Task requirements
Extract the lines from the start through the line that holds "(1355,9) -- (1355,652);", both included, omitting all images.
--- START OF Source excerpt ---
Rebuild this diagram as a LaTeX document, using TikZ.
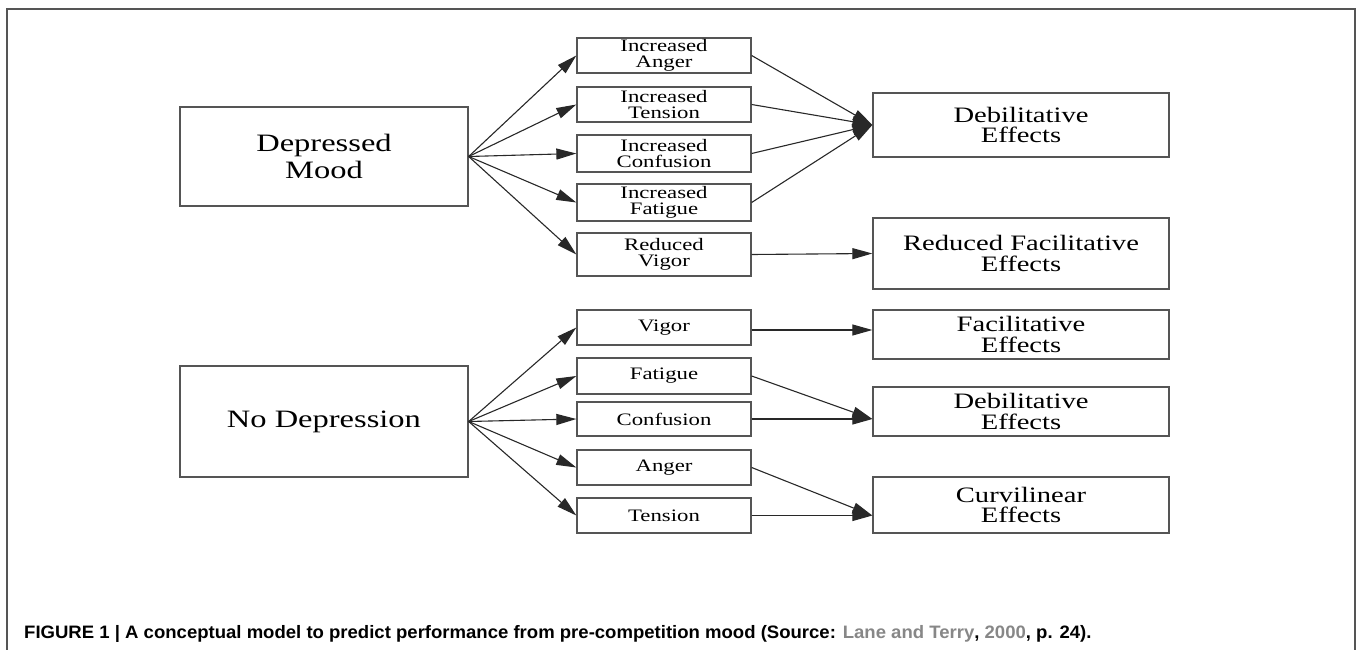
\documentclass[tikz,border=0pt]{standalone}
\usepackage{fontspec}
\usepackage{tikz}
\usetikzlibrary{arrows.meta}
\newfontfamily\diagfont[FakeStretch=1.3]{Liberation Serif}
\newfontfamily\capfont[FakeStretch=1.03]{Liberation Sans}
\definecolor{linegray}{RGB}{40,40,40}
\definecolor{boxgray}{RGB}{85,85,85}
\definecolor{srcgray}{RGB}{135,135,135}
\tikzset{
  moodbox/.style={shape=rectangle,draw=boxgray,line width=1.3pt,minimum width=288pt,align=center,
    font=\diagfont\fontsize{25}{27}\selectfont},
  scalebox/.style={shape=rectangle,draw=boxgray,line width=1.3pt,minimum width=174pt,minimum height=35pt,
    inner sep=0pt,align=center,font=\diagfont\fontsize{17.5}{16}\selectfont},
  effectbox/.style={shape=rectangle,draw=boxgray,line width=1.3pt,minimum width=296pt,inner sep=0pt,
    align=center,font=\diagfont\fontsize{22}{20.5}\selectfont},
  flow/.style={->,linegray,line width=1.1pt},
  >={Triangle[length=20pt,width=11pt]}
}
\begin{document}
\begin{tikzpicture}[x=1pt,y=-1pt]
                \useasboundingbox (0,0) rectangle (1357,650);
                \draw[boxgray,line width=1.5pt] (7,652) -- (7,9) -- (1355,9) -- (1355,652);

                \node[moodbox,minimum height=99pt] (D) at (324,156.5) {Depressed\\Mood};
                \node[moodbox,minimum height=111pt] (N) at (324,421.5) {No Depression};

                \node[scalebox] (IA) at (664,55.5) {Increased\\Anger};
                \node[scalebox] (IT) at (664,104.5) {Increased\\Tension};
                \node[scalebox,minimum height=37pt] (IC) at (664,153.5) {Increased\\Confusion};
                \node[scalebox,minimum height=37pt] (IF) at (664,202.5) {Increased\\Fatigue};
                \node[scalebox,minimum height=43pt] (RV) at (664,254.5) {Reduced\\Vigor};
                \node[scalebox] (V) at (664,327.5) {Vigor};
                \node[scalebox,minimum height=36pt] (F) at (664,376) {Fatigue};
                \node[scalebox,minimum height=34pt] (C) at (664,419) {Confusion};
                \node[scalebox] (A) at (664,467.5) {Anger};
                \node[scalebox] (T) at (664,515.5) {Tension};

                \node[effectbox,minimum height=64pt] (DE1) at (1021,125) {Debilitative\\Effects};
                \node[effectbox,minimum height=71pt] (RF) at (1021,253.5) {Reduced Facilitative\\Effects};
                \node[effectbox,minimum height=49pt] (FE) at (1021,334.5) {Facilitative\\Effects};
                \node[effectbox,minimum height=49pt] (DE2) at (1021,411.5) {Debilitative\\Effects};
                \node[effectbox,minimum height=56pt] (CE) at (1021,505) {Curvilinear\\Effects};

                % shared arrow ends
                \coordinate (DE2in) at (DE2.west |- C.east);
                \coordinate (CEin) at (CE.west |- T.east);
                \coordinate (FEin) at (FE.west |- 0,330);

                \path [flow](D.east) edge (IA.west);
                \path [flow](D.east) edge (IT.west);
                \path [flow](D.east) edge (IC.west);
                \path [flow](D.east) edge (IF.west);
                \path [flow](D.east) edge (RV.west);

                \path [flow](IA.east) edge (DE1.west);
                \path [flow](IT.east) edge (DE1.west);
                \path [flow](IC.east) edge (DE1.west);
                \path [flow](IF.east) edge (DE1.west);
                \path [flow](RV.east) edge (RF.west);

                \path [flow](N.east) edge (V.west);
                \path [flow](N.east) edge (F.west);
                \path [flow](N.east) edge (C.west);
                \path [flow](N.east) edge (A.west);
                \path [flow](N.east) edge (T.west);

                \path [flow](V.east |- FEin) edge (FEin);
                \path [flow](F.east) edge (DE2in);
                \path [flow](C.east) edge (DE2in);
                \path [flow](A.east) edge (CEin);
                \path [flow](T.east) edge (CEin);

                \node[anchor=base west,inner sep=0pt,font=\capfont\bfseries\fontsize{18}{20}\selectfont] (cap) at (24,638)
                  {FIGURE 1 | A conceptual model to predict performance from pre-competition mood (Source: \textcolor{srcgray}{Lane and Terry}, \textcolor{srcgray}{2000}, p. 24).};
            \end{tikzpicture}
\end{document}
--- END OF Source excerpt ---
Answer in full
Rebuild this diagram as a LaTeX document, using TikZ.
\documentclass[tikz,border=0pt]{standalone}
\usepackage{fontspec}
\usepackage{tikz}
\usetikzlibrary{arrows.meta}
\newfontfamily\diagfont[FakeStretch=1.3]{Liberation Serif}
\newfontfamily\capfont[FakeStretch=1.03]{Liberation Sans}
\definecolor{linegray}{RGB}{40,40,40}
\definecolor{boxgray}{RGB}{85,85,85}
\definecolor{srcgray}{RGB}{135,135,135}
\tikzset{
  moodbox/.style={shape=rectangle,draw=boxgray,line width=1.3pt,minimum width=288pt,align=center,
    font=\diagfont\fontsize{25}{27}\selectfont},
  scalebox/.style={shape=rectangle,draw=boxgray,line width=1.3pt,minimum width=174pt,minimum height=35pt,
    inner sep=0pt,align=center,font=\diagfont\fontsize{17.5}{16}\selectfont},
  effectbox/.style={shape=rectangle,draw=boxgray,line width=1.3pt,minimum width=296pt,inner sep=0pt,
    align=center,font=\diagfont\fontsize{22}{20.5}\selectfont},
  flow/.style={->,linegray,line width=1.1pt},
  >={Triangle[length=20pt,width=11pt]}
}
\begin{document}
\begin{tikzpicture}[x=1pt,y=-1pt]
                \useasboundingbox (0,0) rectangle (1357,650);
                \draw[boxgray,line width=1.5pt] (7,652) -- (7,9) -- (1355,9) -- (1355,652);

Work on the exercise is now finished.